Here are some of the most prominent news stories of that year, 1965-66:

  • Summer between first and second grade: the Watts riots. I remember these from Life magazine, possibly from seeing the images multiple times over the years later, though.
  • Lyndon Johnson signed the 1965 immigration law that ended racist quotas that had been in effect since the 1920s. Nope, that made no impression on me.
  • Vatican II announcements continued from work the earlier year, especially the one finding that the Jews are not collectively responsible for the death of Jesus. I think I knew about this, being raised Catholic, though maybe not right when it happened.
  • The great Northeast blackout. Oh, I remember that! Thirteen hours in the dark, who wouldn't. But you can see why: it happened to me personally. And I also remember the Life magazine photos about it. (Are you sensing a pattern about Life magazine?)
  • A Charlie Brown Christmas debuted. Oh yeah.
  • The Supreme Court ruled that Miranda warnings must be given. Nope, no memory of that important ruling.
  • I generally remember anti-Vietnam War protests (people were setting themselves on fire, which kind of gets your attention), but it's very nonspecific.

Also in defense of my young self, I note that 3-year-old me was aware of (and I do remember) John Kennedy's assassination. It's one of my earliest memories.

It's a frightening thought, but what will the young children of today remember from the past four years? I hope they were shielded from it as much as possible and instead they remember a movie or TV show.


4 comments:

Jean said...

I hope the little kids of today will remember playing at home a lot. I'm sure a lot of them will remember some very scary times. My own teenager has a very different outlook on the world than I did at that age; between all the natural disasters we've had here (wildfires, a dam problem) and the last few years of politics, I think she sees the world as a much more dangerous place than I did.

I remember Jimmy Carter being president when I was in 1st grade, but the 1980 election is also one of my first political memories. Also Lebanon and Reagan getting shot.

Michael Leddy said...

JFK. I started in 1962 and remember no particular events from that year. Just “space” and Communism. But I vividly remember seeing Oswald shot on live TV, the weekend after the Kennedy assassination.
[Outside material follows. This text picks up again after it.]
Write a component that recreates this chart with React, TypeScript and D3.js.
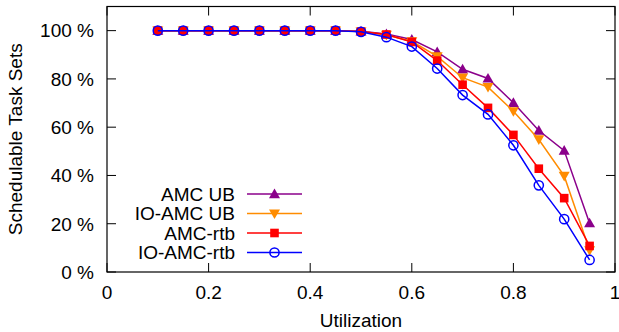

Daughter Number Three said...

I know teenagers and preteens will take on a lot of stress from *all this*, but I'm hoping younger kids can escape it for a few years, at least.

Jean, it's interesting that you remember Lebanon. What aspects? The overall devastation, the Marine barracks bombing, or what?

I have the usual 1960s stress damage of nuclear annihilation (though I suppose I probably didn't really start fearing that until the 1970s when I was a preteen), and general recollections of Vietnam. I'm not sure I got the Communism aspect clearly until much later, probably high school really. I remember not understanding the term "Cold War" for a really long time and no one ever explained it.

Jean said...

I heard about Lebanon from my parents, who discussed it. I got a sense of general devastation and disaster.

I grew up hearing about Vietnam and reading about it in old Doonesbury books (we had a lot of them), but it was years before I really knew anything properly that wasn't from Doonesbury. I finally learned something in my senior year of high school.